Face à ces constats, la thèse formule des propositions, qui concernent d’une part le raisonnement et d’autre part les solutions.
En ce qui concerne la méthode du juge, il s’agirait de redonner toute sa place à l’intérêt général dans le raisonnement, à travers des outils tels que la motivation enrichie. Les juges pourraient en outre avoir recours aux méthodes classiques d’interprétation de la règle pour en dégager les objectifs. La thèse propose en outre des modèles de rédaction d’arrêts pour intégrer davantage l’intérêt général dans le raisonnement de proportionnalité.
En ce qui concerne les solutions, la recherche s’inspire partiellement de l’état d’esprit des arrêts du Conseil d’État La Fleurette de 1938[7], ou encore Gardedieu[8] ; il s’agirait de réparer les atteintes inacceptables aux droits fondamentaux tout en maintenant l’application de la loi. La thèse prend en effet le parti de constater que l’effet le plus néfaste du contrôle de proportionnalité in concreto est la déstabilisation de la loi.
La proposition consiste donc dans l’ajout, dans le titre préliminaire du code civil, d’un texte qui permettrait au juge, en cas d’atteinte in concreto aux droits fondamentaux par une loi, de maintenir son application tout en réparant l’atteinte aux droits fondamentaux, non pas nécessairement pour la faire disparaître, mais pour en atténuer la disproportion. Cela permettrait ainsi, à l’image de l’arrêt La Fleurette, de ne réparer que les atteintes « graves », « spéciales » et « anormales » aux droits fondamentaux, sur le fondement de l’intérêt général qui interdit de faire peser sur quelques personnes les conséquences. La réparation ne se ferait pas nécessairement en argent, mais pourrait aussi prendre la forme, le cas échéant, de mesures en nature.
Ainsi dans l’arrêt du 4 décembre 2013[9], le mariage serait annulé conformément à la loi, mais on accepterait d’indemniser l’épouse qui se verrait écartée de la succession et de réparer son préjudice moral lié à l’annulation de son mariage.
[1] H. de Balzac, La femme de trente ans, Folio classique, p. 110. La publication de l’histoire sous forme de roman date de 1842 ; il rassemble en réalité plusieurs nouvelles publiées dans des revues entre 1829 et 1842 : H. de Balzac, La femme de trente ans, Folio classique, « Notice », p. 326 et s.

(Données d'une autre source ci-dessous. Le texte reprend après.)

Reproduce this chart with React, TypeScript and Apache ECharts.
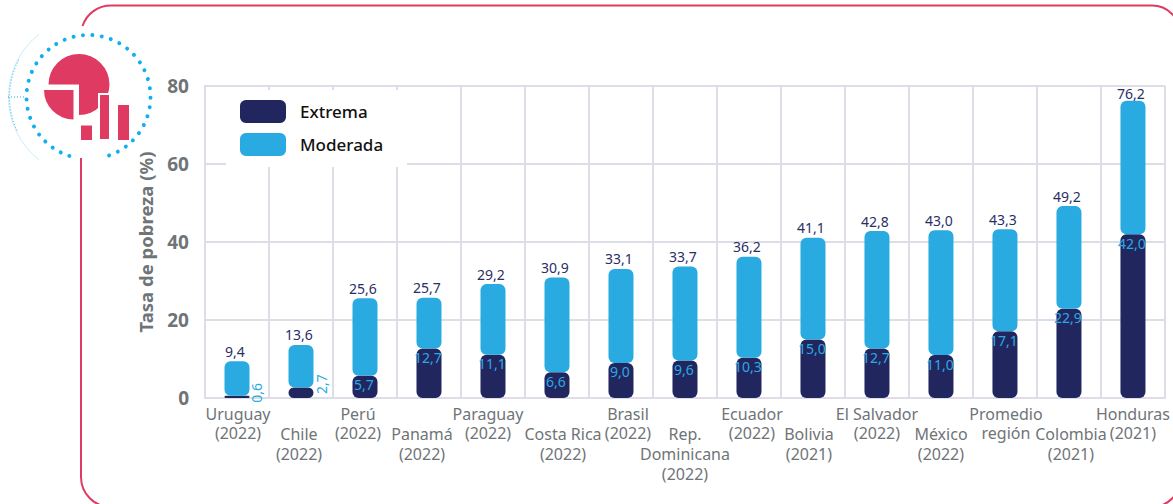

[2] G. Vedel, « De l’arrêt Septfonds à l’arrêt Barinstein (La légalité des actes administratifs devant les tribunaux judiciaires) », JCP G 1948.I.682 ; G. Vedel, « La juridiction compétente pour prévenir, faire cesser ou réparer la voie de fait administrative », JCP G 1950.I.851, n° 4.
[3] B. Plessix, Droit administratif général, LexisNexis, coll. « Manuels », 4e éd., 2022, n° 461, p. 629.
[4] S. Van Drooghenbroeck, La proportionnalité dans le droit de la Convention européenne des droits de l’homme – Prendre l’idée simple au sérieux, préf. F. Ost et F. Tulkens, Bruylant, Bruxelles, 2001 n° 338, p. 250 et 251.
[5] Civ. 1re, 4 déc. 2013, n° 12-26.066.
[6] Civ. 1re, 4 déc. 2013, n° 12-26.066.
[7] CE, 14 janv. 1938, Société anonyme des produits laitiers « La Fleurette ».
[8] CE, 8 févr. 2008, Gardedieu, n° 279522.
[9] Civ. 1re, 4 déc. 2013, n° 12-26.066.